Write out all the lines again, precisely as they stand, but without the images.

** begin Dataset content **

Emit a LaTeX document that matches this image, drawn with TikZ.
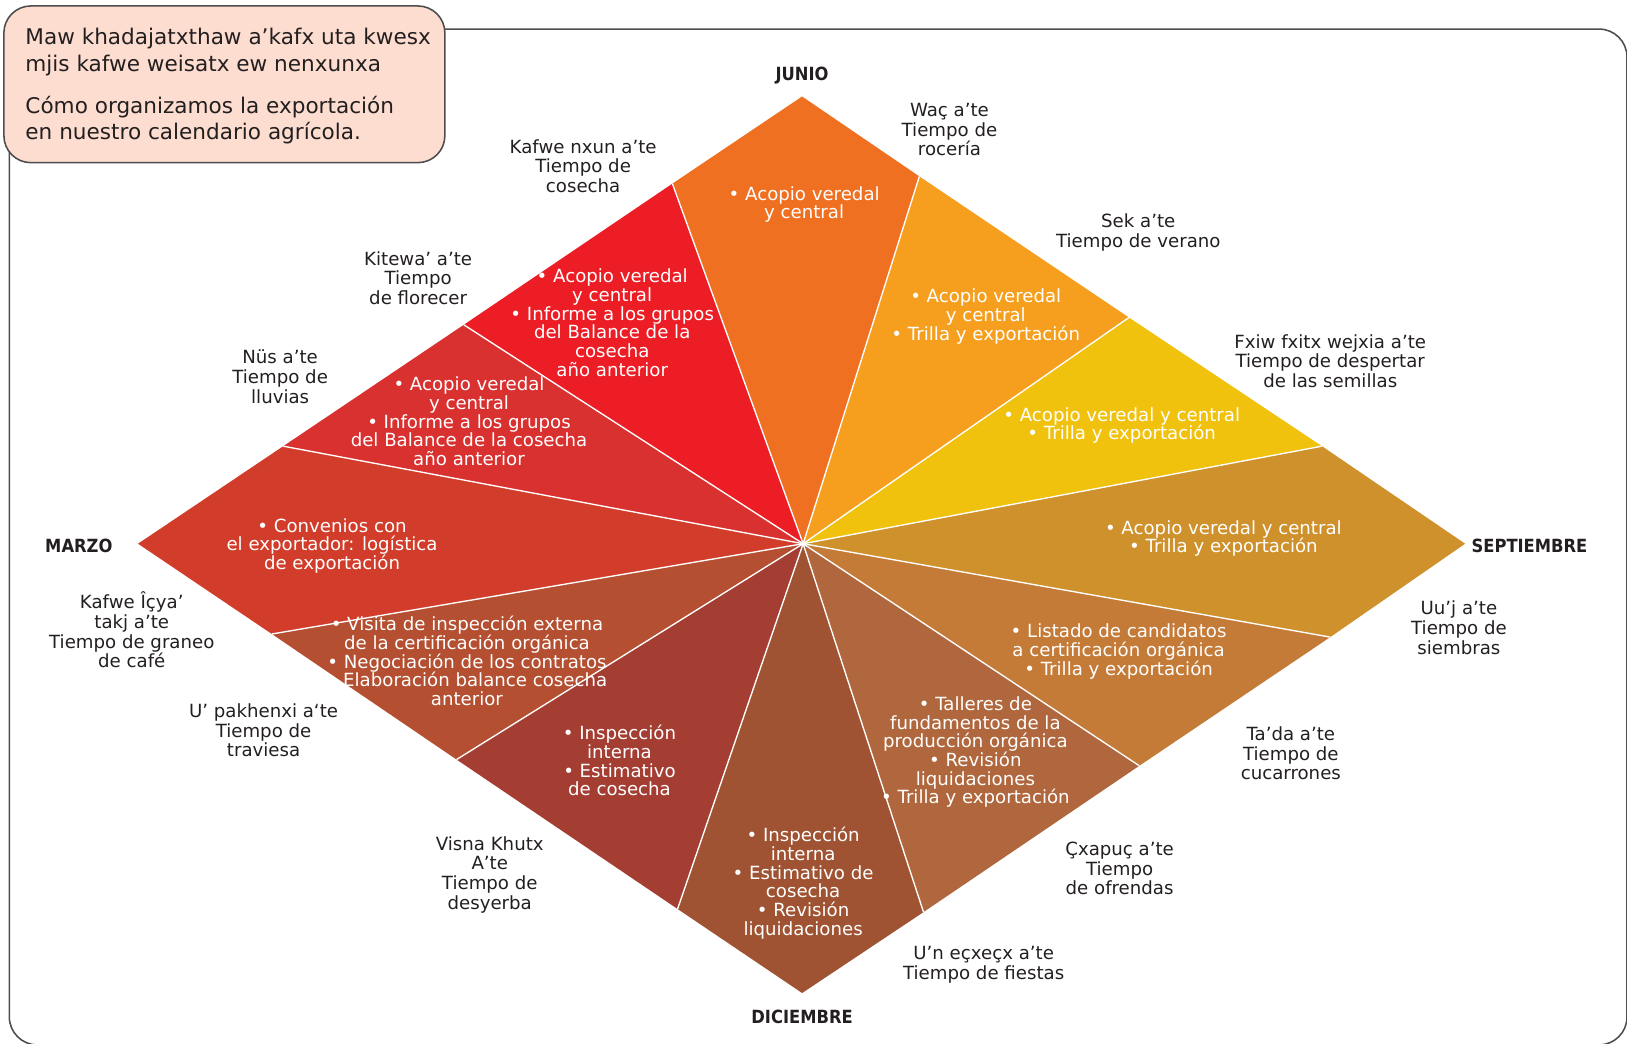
\documentclass[tikz,border=0pt]{standalone}
\usepackage{fontspec}
\setmainfont{DejaVu Sans}[BoldFeatures={FakeStretch=0.9}]
\definecolor{ink}{HTML}{231F20}
\definecolor{framegray}{HTML}{4D4D4F}
\definecolor{titlefill}{HTML}{FDDDD0}
\definecolor{secA}{HTML}{F07022}
\definecolor{secB}{HTML}{F69F1E}
\definecolor{secC}{HTML}{F0C20D}
\definecolor{secD}{HTML}{CF912C}
\definecolor{secE}{HTML}{C57B38}
\definecolor{secF}{HTML}{B0673D}
\definecolor{secG}{HTML}{9F5332}
\definecolor{secH}{HTML}{A43E33}
\definecolor{secI}{HTML}{B44F31}
\definecolor{secJ}{HTML}{D13D2A}
\definecolor{secK}{HTML}{D93130}
\definecolor{secL}{HTML}{EC1D25}
\tikzset{
  season/.style={align=center, text=ink, font=\fontsize{17.5}{19}\selectfont},
  task/.style={align=center, text=white, font=\fontsize{17.5}{18}\selectfont},
  month/.style={text=ink, font=\bfseries\fontsize{17.5}{19}\selectfont},
  cut/.style={draw=white, line width=1.3pt},
}
\def\ap{’}
\def\drawDiamondPoints{
\coordinate (C) at (774,524);
\coordinate (T) at (773,93);
\coordinate (R) at (1412,524);
\coordinate (B) at (773,957);
\coordinate (L) at (133,524);
\coordinate (a1) at (886,170);
\coordinate (a2) at (1088,306);
\coordinate (a3) at (1274,430);
\coordinate (a4) at (1282,614);
\coordinate (a5) at (1098,738);
\coordinate (a6) at (890,879);
\coordinate (a7) at (653,876);
\coordinate (a8) at (440,732);
\coordinate (a9) at (262,611);
\coordinate (a10) at (273,430);
\coordinate (a11) at (447,313);
\coordinate (a12) at (648,177);
}

\begin{document}
\begin{tikzpicture}[x=1pt,y=-1pt]
	\useasboundingbox (0,0) rectangle (1568,1006);
	\draw[framegray, line width=1.5pt, rounded corners=27pt] (9,28) rectangle (1568,1007);
	\drawDiamondPoints
	% sectors, clockwise from JUNIO
	\fill[secA] (C) -- (a12) -- (T) -- (a1) -- cycle;
	\fill[secB] (C) -- (a1) -- (a2) -- cycle;
	\fill[secC] (C) -- (a2) -- (a3) -- cycle;
	\fill[secD] (C) -- (a3) -- (R) -- (a4) -- cycle;
	\fill[secE] (C) -- (a4) -- (a5) -- cycle;
	\fill[secF] (C) -- (a5) -- (a6) -- cycle;
	\fill[secG] (C) -- (a6) -- (B) -- (a7) -- cycle;
	\fill[secH] (C) -- (a7) -- (a8) -- cycle;
	\fill[secI] (C) -- (a8) -- (a9) -- cycle;
	\fill[secJ] (C) -- (a9) -- (L) -- (a10) -- cycle;
	\fill[secK] (C) -- (a10) -- (a11) -- cycle;
	\fill[secL] (C) -- (a11) -- (a12) -- cycle;
	\foreach \i in {1,...,12}
		\draw[cut] (C) -- (a\i);
	% title
	\node[draw=framegray, line width=1.5pt, fill=titlefill, rounded corners=26pt,
		anchor=north west, minimum width=425pt, minimum height=151pt] (title) at (3,5) {};
	\node[anchor=west, align=left, text=ink, font=\fontsize{20.8}{25.5}\selectfont] (titletext) at (21,83)
		{Maw khadajatxthaw a\ap kafx uta kwesx\\ mjis kafwe weisatx ew nenxunxa\\[15pt]
		 Cómo organizamos la exportación\\ en nuestro calendario agrícola.};
	% months
	\node[month] (junio) at (773,73) {JUNIO};
	\node[month] (septiembre) at (1474,526) {SEPTIEMBRE};
	\node[month] (diciembre) at (773,980) {DICIEMBRE};
	\node[month] (marzo) at (76,526) {MARZO};
	% seasons
	\node[season] (roceria) at (915,125) {Waç a\ap te\\ Tiempo de\\ rocería};
	\node[season] (verano) at (1097,224) {Sek a\ap te\\ Tiempo de verano};
	\node[season] (semillas) at (1282,348) {Fxiw fxitx wejxia a\ap te\\ Tiempo de despertar\\ de las semillas};
	\node[season] (siembras) at (1406,605) {Uu\ap j a\ap te\\ Tiempo de\\ siembras};
	\node[season] (cucarrones) at (1244,726) {Ta\ap da a\ap te\\ Tiempo de\\ cucarrones};
	\node[season] (ofrendas) at (1079,837) {Çxapuç a\ap te\\ Tiempo\\ de ofrendas};
	\node[season] (fiestas) at (948,930) {U\ap n eçxeçx a\ap te\\ Tiempo de fiestas};
	\node[season] (desyerba) at (472,843) {Visna Khutx\\ A\ap te\\ Tiempo de\\ desyerba};
	\node[season] (traviesa) at (254,704) {U\ap{} pakhenxi a‘te\\ Tiempo de\\ traviesa};
	\node[season] (graneo) at (127,607) {Kafwe Îçya\ap\\ takj a\ap te\\ Tiempo de graneo\\ de café};
	\node[season] (lluvias) at (270,363) {Nüs a\ap te\\ Tiempo de\\ lluvias};
	\node[season] (florecer) at (403,268) {Kitewa\ap{} a\ap te\\ Tiempo\\ de florecer};
	\node[season] (cosecha) at (562,160) {Kafwe nxun a\ap te\\ Tiempo de\\ cosecha};
	% tasks
	\node[task] (tA) at (775,197) {• Acopio veredal\\ y central};
	\node[task] (tB) at (950,305) {• Acopio veredal\\ y central\\ • Trilla y exportación};
	\node[task] (tC) at (1081,410) {• Acopio veredal y central\\ • Trilla y exportación};
	\node[task] (tD) at (1179,519) {• Acopio veredal y central\\ • Trilla y exportación};
	\node[task] (tE) at (1078,628) {• Listado de candidatos\\ a certificación orgánica\\ • Trilla y exportación};
	\node[task] (tF) at (940,725) {• Talleres de\\ fundamentos de la\\ producción orgánica\\ • Revisión\\ liquidaciones\\ • Trilla y exportación};
	\node[task] (tG) at (774,851) {• Inspección\\ interna\\ • Estimativo de\\ cosecha\\ • Revisión\\ liquidaciones};
	\node[task] (tH) at (597,733) {• Inspección\\ interna\\ • Estimativo\\ de cosecha};
	\node[task] (tI) at (450,637) {• Visita de inspección externa\\ de la certificación orgánica\\ • Negociación de los contratos\\ • Elaboración balance cosecha\\ anterior};
	\node[task] (tJ) at (320,526) {• Convenios con\\ el exportador: logística\\ de exportación};
	\node[task] (tK) at (452,406) {• Acopio veredal\\ y central\\ • Informe a los grupos\\ del Balance de la cosecha\\ año anterior};
	\node[task] (tL) at (590,311) {• Acopio veredal\\ y central\\ • Informe a los grupos\\ del Balance de la\\ cosecha\\ año anterior};
\end{tikzpicture}
\end{document}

** end Dataset content **

**Exercise solution:**
Emit a LaTeX document that matches this image, drawn with TikZ.
\documentclass[tikz,border=0pt]{standalone}
\usepackage{fontspec}
\setmainfont{DejaVu Sans}[BoldFeatures={FakeStretch=0.9}]
\definecolor{ink}{HTML}{231F20}
\definecolor{framegray}{HTML}{4D4D4F}
\definecolor{titlefill}{HTML}{FDDDD0}
\definecolor{secA}{HTML}{F07022}
\definecolor{secB}{HTML}{F69F1E}
\definecolor{secC}{HTML}{F0C20D}
\definecolor{secD}{HTML}{CF912C}
\definecolor{secE}{HTML}{C57B38}
\definecolor{secF}{HTML}{B0673D}
\definecolor{secG}{HTML}{9F5332}
\definecolor{secH}{HTML}{A43E33}
\definecolor{secI}{HTML}{B44F31}
\definecolor{secJ}{HTML}{D13D2A}
\definecolor{secK}{HTML}{D93130}
\definecolor{secL}{HTML}{EC1D25}
\tikzset{
  season/.style={align=center, text=ink, font=\fontsize{17.5}{19}\selectfont},
  task/.style={align=center, text=white, font=\fontsize{17.5}{18}\selectfont},
  month/.style={text=ink, font=\bfseries\fontsize{17.5}{19}\selectfont},
  cut/.style={draw=white, line width=1.3pt},
}
\def\ap{’}
\def\drawDiamondPoints{
\coordinate (C) at (774,524);
\coordinate (T) at (773,93);
\coordinate (R) at (1412,524);
\coordinate (B) at (773,957);
\coordinate (L) at (133,524);
\coordinate (a1) at (886,170);
\coordinate (a2) at (1088,306);
\coordinate (a3) at (1274,430);
\coordinate (a4) at (1282,614);
\coordinate (a5) at (1098,738);
\coordinate (a6) at (890,879);
\coordinate (a7) at (653,876);
\coordinate (a8) at (440,732);
\coordinate (a9) at (262,611);
\coordinate (a10) at (273,430);
\coordinate (a11) at (447,313);
\coordinate (a12) at (648,177);
}

\begin{document}
\begin{tikzpicture}[x=1pt,y=-1pt]
	\useasboundingbox (0,0) rectangle (1568,1006);
	\draw[framegray, line width=1.5pt, rounded corners=27pt] (9,28) rectangle (1568,1007);
	\drawDiamondPoints
	% sectors, clockwise from JUNIO
	\fill[secA] (C) -- (a12) -- (T) -- (a1) -- cycle;
	\fill[secB] (C) -- (a1) -- (a2) -- cycle;
	\fill[secC] (C) -- (a2) -- (a3) -- cycle;
	\fill[secD] (C) -- (a3) -- (R) -- (a4) -- cycle;
	\fill[secE] (C) -- (a4) -- (a5) -- cycle;
	\fill[secF] (C) -- (a5) -- (a6) -- cycle;
	\fill[secG] (C) -- (a6) -- (B) -- (a7) -- cycle;
	\fill[secH] (C) -- (a7) -- (a8) -- cycle;
	\fill[secI] (C) -- (a8) -- (a9) -- cycle;
	\fill[secJ] (C) -- (a9) -- (L) -- (a10) -- cycle;
	\fill[secK] (C) -- (a10) -- (a11) -- cycle;
	\fill[secL] (C) -- (a11) -- (a12) -- cycle;
	\foreach \i in {1,...,12}
		\draw[cut] (C) -- (a\i);
	% title
	\node[draw=framegray, line width=1.5pt, fill=titlefill, rounded corners=26pt,
		anchor=north west, minimum width=425pt, minimum height=151pt] (title) at (3,5) {};
	\node[anchor=west, align=left, text=ink, font=\fontsize{20.8}{25.5}\selectfont] (titletext) at (21,83)
		{Maw khadajatxthaw a\ap kafx uta kwesx\\ mjis kafwe weisatx ew nenxunxa\\[15pt]
		 Cómo organizamos la exportación\\ en nuestro calendario agrícola.};
	% months
	\node[month] (junio) at (773,73) {JUNIO};
	\node[month] (septiembre) at (1474,526) {SEPTIEMBRE};
	\node[month] (diciembre) at (773,980) {DICIEMBRE};
	\node[month] (marzo) at (76,526) {MARZO};
	% seasons
	\node[season] (roceria) at (915,125) {Waç a\ap te\\ Tiempo de\\ rocería};
	\node[season] (verano) at (1097,224) {Sek a\ap te\\ Tiempo de verano};
	\node[season] (semillas) at (1282,348) {Fxiw fxitx wejxia a\ap te\\ Tiempo de despertar\\ de las semillas};
	\node[season] (siembras) at (1406,605) {Uu\ap j a\ap te\\ Tiempo de\\ siembras};
	\node[season] (cucarrones) at (1244,726) {Ta\ap da a\ap te\\ Tiempo de\\ cucarrones};
	\node[season] (ofrendas) at (1079,837) {Çxapuç a\ap te\\ Tiempo\\ de ofrendas};
	\node[season] (fiestas) at (948,930) {U\ap n eçxeçx a\ap te\\ Tiempo de fiestas};
	\node[season] (desyerba) at (472,843) {Visna Khutx\\ A\ap te\\ Tiempo de\\ desyerba};
	\node[season] (traviesa) at (254,704) {U\ap{} pakhenxi a‘te\\ Tiempo de\\ traviesa};
	\node[season] (graneo) at (127,607) {Kafwe Îçya\ap\\ takj a\ap te\\ Tiempo de graneo\\ de café};
	\node[season] (lluvias) at (270,363) {Nüs a\ap te\\ Tiempo de\\ lluvias};
	\node[season] (florecer) at (403,268) {Kitewa\ap{} a\ap te\\ Tiempo\\ de florecer};
	\node[season] (cosecha) at (562,160) {Kafwe nxun a\ap te\\ Tiempo de\\ cosecha};
	% tasks
	\node[task] (tA) at (775,197) {• Acopio veredal\\ y central};
	\node[task] (tB) at (950,305) {• Acopio veredal\\ y central\\ • Trilla y exportación};
	\node[task] (tC) at (1081,410) {• Acopio veredal y central\\ • Trilla y exportación};
	\node[task] (tD) at (1179,519) {• Acopio veredal y central\\ • Trilla y exportación};
	\node[task] (tE) at (1078,628) {• Listado de candidatos\\ a certificación orgánica\\ • Trilla y exportación};
	\node[task] (tF) at (940,725) {• Talleres de\\ fundamentos de la\\ producción orgánica\\ • Revisión\\ liquidaciones\\ • Trilla y exportación};
	\node[task] (tG) at (774,851) {• Inspección\\ interna\\ • Estimativo de\\ cosecha\\ • Revisión\\ liquidaciones};
	\node[task] (tH) at (597,733) {• Inspección\\ interna\\ • Estimativo\\ de cosecha};
	\node[task] (tI) at (450,637) {• Visita de inspección externa\\ de la certificación orgánica\\ • Negociación de los contratos\\ • Elaboración balance cosecha\\ anterior};
	\node[task] (tJ) at (320,526) {• Convenios con\\ el exportador: logística\\ de exportación};
	\node[task] (tK) at (452,406) {• Acopio veredal\\ y central\\ • Informe a los grupos\\ del Balance de la cosecha\\ año anterior};
	\node[task] (tL) at (590,311) {• Acopio veredal\\ y central\\ • Informe a los grupos\\ del Balance de la\\ cosecha\\ año anterior};
\end{tikzpicture}
\end{document}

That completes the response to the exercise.